_Problem details_
Exclude images, then output the remaining data verbatim.

_Data excerpt_
============
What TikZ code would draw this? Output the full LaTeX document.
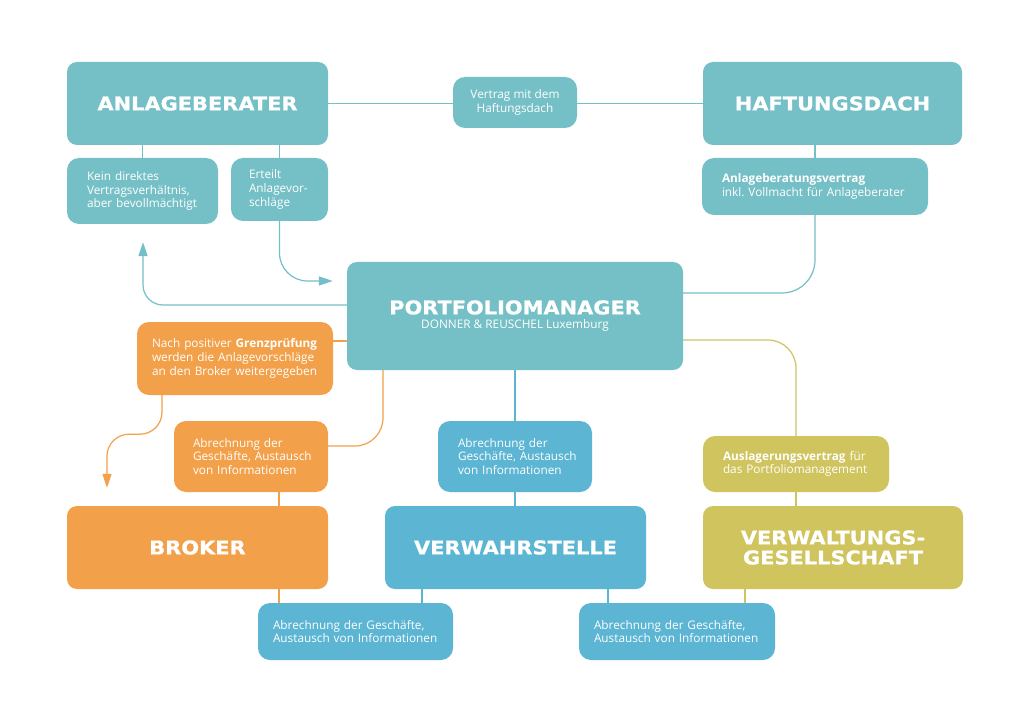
\documentclass[tikz,border=0pt]{standalone}
\usepackage{fontspec}
\setmainfont{Open Sans}
\newfontfamily\titlefont[FakeStretch=1.1,FakeBold=0.8]{DejaVu Sans}
\usetikzlibrary{arrows.meta,backgrounds,calc}
\definecolor{cteal}{HTML}{75C0C6}
\definecolor{cblue}{HTML}{5BB5D3}
\definecolor{corange}{HTML}{F2A14A}
\definecolor{cyellow}{HTML}{CFC45E}
\frenchspacing
\begin{document}
\begin{tikzpicture}[x=1pt,y=-1pt,
 big/.style={rounded corners=10pt, text=white, font=\titlefont\bfseries\fontsize{19}{20}\selectfont, align=center, inner sep=0pt},
 small/.style={rounded corners=12pt, text=white, font=\fontsize{11.8}{13.6}\selectfont, align=left, inner ysep=0pt},
 conn/.style={line width=1.2pt},
 arr/.style={conn, -{Triangle[length=14pt,width=9pt]}},
]
\useasboundingbox (0,0) rectangle (1030,719);

\node[big, fill=cteal, minimum width=261pt, minimum height=83pt] (anl) at (197.5,103.5) {ANLAGEBERATER};
\node[big, fill=cteal, minimum width=259pt, minimum height=83pt] (haft) at (832.5,103.5) {HAFTUNGSDACH};
\node[small, fill=cteal, align=center, minimum width=124pt, minimum height=51pt] (vert) at (515,102.5) {Vertrag mit dem\\Haftungsdach};
\node[small, fill=cteal, minimum width=151pt, minimum height=66pt, text width=111pt, inner xsep=20pt] (kein) at (142.5,191) {\mbox{Kein direktes}\\\mbox{Vertragsverhältnis,}\\\mbox{aber bevollmächtigt}};
\node[small, fill=cteal, minimum width=97pt, minimum height=63pt, text width=61pt, inner xsep=18pt] (ert) at (279.5,189.5) {\mbox{Erteilt}\\\mbox{Anlagevor-}\\\mbox{schläge}};
\node[small, fill=cteal, minimum width=226pt, minimum height=57pt, text width=186pt, inner xsep=20pt] (abv) at (815,186.5) {\mbox{\textbf{Anlageberatungsvertrag}}\\\mbox{inkl.\ Vollmacht für Anlageberater}};
\node[big, fill=cteal, minimum width=336pt, minimum height=108pt, font=\fontsize{11.8}{14.5}\selectfont] (pm) at (515,316) {{\titlefont\bfseries\fontsize{19}{14.5}\selectfont PORTFOLIOMANAGER}\\DONNER \& REUSCHEL Luxemburg};
\node[small, fill=corange, minimum width=196pt, minimum height=73pt, text width=166pt, inner xsep=15pt] (nach) at (235,358.5) {\mbox{Nach positiver \textbf{Grenzprüfung}}\\\mbox{werden die Anlagevorschläge}\\\mbox{an den Broker weitergegeben}};
\node[small, fill=corange, minimum width=154pt, minimum height=71pt, text width=116pt, inner xsep=19pt] (abro) at (251,456.5) {\mbox{Abrechnung der}\\\mbox{Geschäfte, Austausch}\\\mbox{von Informationen}};
\node[small, fill=cblue, minimum width=154pt, minimum height=71pt, text width=114pt, inner xsep=20pt] (abrb) at (515,456.5) {\mbox{Abrechnung der}\\\mbox{Geschäfte, Austausch}\\\mbox{von Informationen}};
\node[small, fill=cyellow, minimum width=186pt, minimum height=56pt, text width=146pt, inner xsep=20pt] (ausl) at (796,464) {\mbox{\textbf{Auslagerungsvertrag} für}\\\mbox{das Portfoliomanagement}};
\node[big, fill=corange, minimum width=261pt, minimum height=83pt] (broker) at (197.5,547.5) {BROKER};
\node[big, fill=cblue, minimum width=261pt, minimum height=83pt] (verw) at (515.5,547.5) {VERWAHRSTELLE};
\node[big, fill=cyellow, minimum width=260pt, minimum height=83pt] (vg) at (833,547.5) {VERWALTUNGS-\\GESELLSCHAFT};
\node[small, fill=cblue, minimum width=195pt, minimum height=57pt, text width=165pt, inner xsep=15pt] (abrl) at (355.5,631.5) {\mbox{Abrechnung der Geschäfte,}\\\mbox{Austausch von Informationen}};
\node[small, fill=cblue, minimum width=196pt, minimum height=57pt, text width=166pt, inner xsep=15pt] (abrr) at (677,631.5) {\mbox{Abrechnung der Geschäfte,}\\\mbox{Austausch von Informationen}};

\begin{scope}[on background layer]
\fill[white] (0,0) rectangle (1030,719);
\draw[conn, cteal] (anl.east) -- (haft.west);
\draw[conn, cteal] (kein.north) -- (kein.north |- anl.south);
\draw[conn, cteal] (ert.north) -- (ert.north |- anl.south);
\coordinate (e1) at ([xshift=-14pt,yshift=35pt]pm.west);
\draw[arr, cteal, rounded corners=28pt] (ert.south) |- (e1);
\coordinate (k1) at ([yshift=11pt]pm.west);
\coordinate (k2) at ([xshift=0.5pt,yshift=-18pt]kein.south);
\draw[arr, cteal, rounded corners=20pt] (k1) -| (k2);
\draw[conn, cteal] (abv.north) -- (abv.north |- haft.south);
\coordinate (h1) at ([yshift=23pt]pm.east);
\draw[conn, cteal, rounded corners=33pt] (abv.south) |- (h1);
\coordinate (n1) at ([yshift=17.5pt]nach.east);
\draw[conn, corange] (n1) -- (n1 -| pm.west);
\coordinate (n2) at ([xshift=-73pt]nach.south);
\coordinate (n3) at ([xshift=-90.5pt,yshift=18pt]broker.north);
\draw[arr, corange, rounded corners=22pt] (n2) -- ++(0,39) -| (n3);
\coordinate (o1) at ([yshift=10.5pt]abro.east);
\coordinate (o2) at ([xshift=-132pt]pm.south);
\draw[conn, corange, rounded corners=28pt] (o1) -| (o2);
\coordinate (o3) at ([xshift=28pt]abro.south);
\draw[conn, corange] (o3) -- (o3 |- broker.north);
\coordinate (o4) at ([xshift=81.5pt]broker.south);
\draw[conn, corange] (o4) -- (o4 |- abrl.north);
\draw[conn, cblue] (pm.south) -- (abrb.north);
\draw[conn, cblue] (abrb.south) -- (abrb.south |- verw.north);
\coordinate (v1) at ([xshift=-93.5pt]verw.south);
\draw[conn, cblue] (v1) -- (v1 |- abrl.north);
\coordinate (v2) at ([xshift=92.5pt]verw.south);
\draw[conn, cblue] (v2) -- (v2 |- abrr.north);
\coordinate (y1) at ([yshift=-24pt]pm.east);
\draw[conn, cyellow, rounded corners=28pt] (y1) -| (ausl.north);
\draw[conn, cyellow] (ausl.south) -- (ausl.south |- vg.north);
\coordinate (y2) at ([xshift=-88pt]vg.south);
\draw[conn, cyellow] (y2) -- (y2 |- abrr.north);
\end{scope}
\end{tikzpicture}
\end{document}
============
_Solution to the exercise_
What TikZ code would draw this? Output the full LaTeX document.
\documentclass[tikz,border=0pt]{standalone}
\usepackage{fontspec}
\setmainfont{Open Sans}
\newfontfamily\titlefont[FakeStretch=1.1,FakeBold=0.8]{DejaVu Sans}
\usetikzlibrary{arrows.meta,backgrounds,calc}
\definecolor{cteal}{HTML}{75C0C6}
\definecolor{cblue}{HTML}{5BB5D3}
\definecolor{corange}{HTML}{F2A14A}
\definecolor{cyellow}{HTML}{CFC45E}
\frenchspacing
\begin{document}
\begin{tikzpicture}[x=1pt,y=-1pt,
 big/.style={rounded corners=10pt, text=white, font=\titlefont\bfseries\fontsize{19}{20}\selectfont, align=center, inner sep=0pt},
 small/.style={rounded corners=12pt, text=white, font=\fontsize{11.8}{13.6}\selectfont, align=left, inner ysep=0pt},
 conn/.style={line width=1.2pt},
 arr/.style={conn, -{Triangle[length=14pt,width=9pt]}},
]
\useasboundingbox (0,0) rectangle (1030,719);

\node[big, fill=cteal, minimum width=261pt, minimum height=83pt] (anl) at (197.5,103.5) {ANLAGEBERATER};
\node[big, fill=cteal, minimum width=259pt, minimum height=83pt] (haft) at (832.5,103.5) {HAFTUNGSDACH};
\node[small, fill=cteal, align=center, minimum width=124pt, minimum height=51pt] (vert) at (515,102.5) {Vertrag mit dem\\Haftungsdach};
\node[small, fill=cteal, minimum width=151pt, minimum height=66pt, text width=111pt, inner xsep=20pt] (kein) at (142.5,191) {\mbox{Kein direktes}\\\mbox{Vertragsverhältnis,}\\\mbox{aber bevollmächtigt}};
\node[small, fill=cteal, minimum width=97pt, minimum height=63pt, text width=61pt, inner xsep=18pt] (ert) at (279.5,189.5) {\mbox{Erteilt}\\\mbox{Anlagevor-}\\\mbox{schläge}};
\node[small, fill=cteal, minimum width=226pt, minimum height=57pt, text width=186pt, inner xsep=20pt] (abv) at (815,186.5) {\mbox{\textbf{Anlageberatungsvertrag}}\\\mbox{inkl.\ Vollmacht für Anlageberater}};
\node[big, fill=cteal, minimum width=336pt, minimum height=108pt, font=\fontsize{11.8}{14.5}\selectfont] (pm) at (515,316) {{\titlefont\bfseries\fontsize{19}{14.5}\selectfont PORTFOLIOMANAGER}\\DONNER \& REUSCHEL Luxemburg};
\node[small, fill=corange, minimum width=196pt, minimum height=73pt, text width=166pt, inner xsep=15pt] (nach) at (235,358.5) {\mbox{Nach positiver \textbf{Grenzprüfung}}\\\mbox{werden die Anlagevorschläge}\\\mbox{an den Broker weitergegeben}};
\node[small, fill=corange, minimum width=154pt, minimum height=71pt, text width=116pt, inner xsep=19pt] (abro) at (251,456.5) {\mbox{Abrechnung der}\\\mbox{Geschäfte, Austausch}\\\mbox{von Informationen}};
\node[small, fill=cblue, minimum width=154pt, minimum height=71pt, text width=114pt, inner xsep=20pt] (abrb) at (515,456.5) {\mbox{Abrechnung der}\\\mbox{Geschäfte, Austausch}\\\mbox{von Informationen}};
\node[small, fill=cyellow, minimum width=186pt, minimum height=56pt, text width=146pt, inner xsep=20pt] (ausl) at (796,464) {\mbox{\textbf{Auslagerungsvertrag} für}\\\mbox{das Portfoliomanagement}};
\node[big, fill=corange, minimum width=261pt, minimum height=83pt] (broker) at (197.5,547.5) {BROKER};
\node[big, fill=cblue, minimum width=261pt, minimum height=83pt] (verw) at (515.5,547.5) {VERWAHRSTELLE};
\node[big, fill=cyellow, minimum width=260pt, minimum height=83pt] (vg) at (833,547.5) {VERWALTUNGS-\\GESELLSCHAFT};
\node[small, fill=cblue, minimum width=195pt, minimum height=57pt, text width=165pt, inner xsep=15pt] (abrl) at (355.5,631.5) {\mbox{Abrechnung der Geschäfte,}\\\mbox{Austausch von Informationen}};
\node[small, fill=cblue, minimum width=196pt, minimum height=57pt, text width=166pt, inner xsep=15pt] (abrr) at (677,631.5) {\mbox{Abrechnung der Geschäfte,}\\\mbox{Austausch von Informationen}};

\begin{scope}[on background layer]
\fill[white] (0,0) rectangle (1030,719);
\draw[conn, cteal] (anl.east) -- (haft.west);
\draw[conn, cteal] (kein.north) -- (kein.north |- anl.south);
\draw[conn, cteal] (ert.north) -- (ert.north |- anl.south);
\coordinate (e1) at ([xshift=-14pt,yshift=35pt]pm.west);
\draw[arr, cteal, rounded corners=28pt] (ert.south) |- (e1);
\coordinate (k1) at ([yshift=11pt]pm.west);
\coordinate (k2) at ([xshift=0.5pt,yshift=-18pt]kein.south);
\draw[arr, cteal, rounded corners=20pt] (k1) -| (k2);
\draw[conn, cteal] (abv.north) -- (abv.north |- haft.south);
\coordinate (h1) at ([yshift=23pt]pm.east);
\draw[conn, cteal, rounded corners=33pt] (abv.south) |- (h1);
\coordinate (n1) at ([yshift=17.5pt]nach.east);
\draw[conn, corange] (n1) -- (n1 -| pm.west);
\coordinate (n2) at ([xshift=-73pt]nach.south);
\coordinate (n3) at ([xshift=-90.5pt,yshift=18pt]broker.north);
\draw[arr, corange, rounded corners=22pt] (n2) -- ++(0,39) -| (n3);
\coordinate (o1) at ([yshift=10.5pt]abro.east);
\coordinate (o2) at ([xshift=-132pt]pm.south);
\draw[conn, corange, rounded corners=28pt] (o1) -| (o2);
\coordinate (o3) at ([xshift=28pt]abro.south);
\draw[conn, corange] (o3) -- (o3 |- broker.north);
\coordinate (o4) at ([xshift=81.5pt]broker.south);
\draw[conn, corange] (o4) -- (o4 |- abrl.north);
\draw[conn, cblue] (pm.south) -- (abrb.north);
\draw[conn, cblue] (abrb.south) -- (abrb.south |- verw.north);
\coordinate (v1) at ([xshift=-93.5pt]verw.south);
\draw[conn, cblue] (v1) -- (v1 |- abrl.north);
\coordinate (v2) at ([xshift=92.5pt]verw.south);
\draw[conn, cblue] (v2) -- (v2 |- abrr.north);
\coordinate (y1) at ([yshift=-24pt]pm.east);
\draw[conn, cyellow, rounded corners=28pt] (y1) -| (ausl.north);
\draw[conn, cyellow] (ausl.south) -- (ausl.south |- vg.north);
\coordinate (y2) at ([xshift=-88pt]vg.south);
\draw[conn, cyellow] (y2) -- (y2 |- abrr.north);
\end{scope}
\end{tikzpicture}
\end{document}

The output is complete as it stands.